PK: J.D. Salinger is, of course, quite the recluse. It doesn’t seem like that’s where you’re headed, but do you feel any affinity toward him now?
FP: No, although being a billionaire recluse would probably not be a bad way to go. I was surprised he was still alive. And not only that, but he and his people are very litigious. “Aren’t we worried,” I’d say to my publisher, “that we’re going to get sued by the Salinger corporation?” The answers to that were twofold. It was like number one: if you get sued by J.D. Salinger, you will instantly be the most famous writer in the universe and yes, we would make millions. But then, it’s the same company and that’s the thing that cracks me up. So, they can’t sue themselves. I suppose they could come with a defamation of literature—that would be a fun case to be a part of. I don’t think it’ll happen.
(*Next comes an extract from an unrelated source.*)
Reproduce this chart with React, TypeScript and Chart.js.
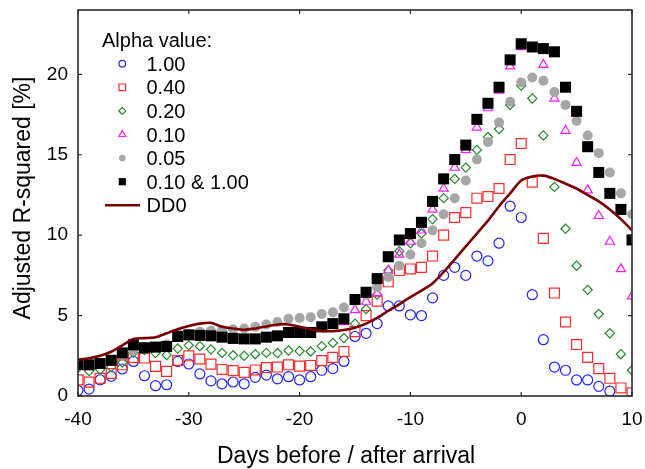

Someone should send him [a copy of my book]. I don’t know what his life is like but you’d imagine that someone—if he knows anyone—might have told him that there’s this book lampooning his book. It would be cool just to hear something from the guy.
PK: A terse little e-mail: “Not bad for a beginner, Frank. Regards, J.D.” Something like that?
FP: Yeah, right. That’s what I’m imagining. Who knows? He’s an enigma. I think there probably will be no contact with the great one but I guess I can live with it.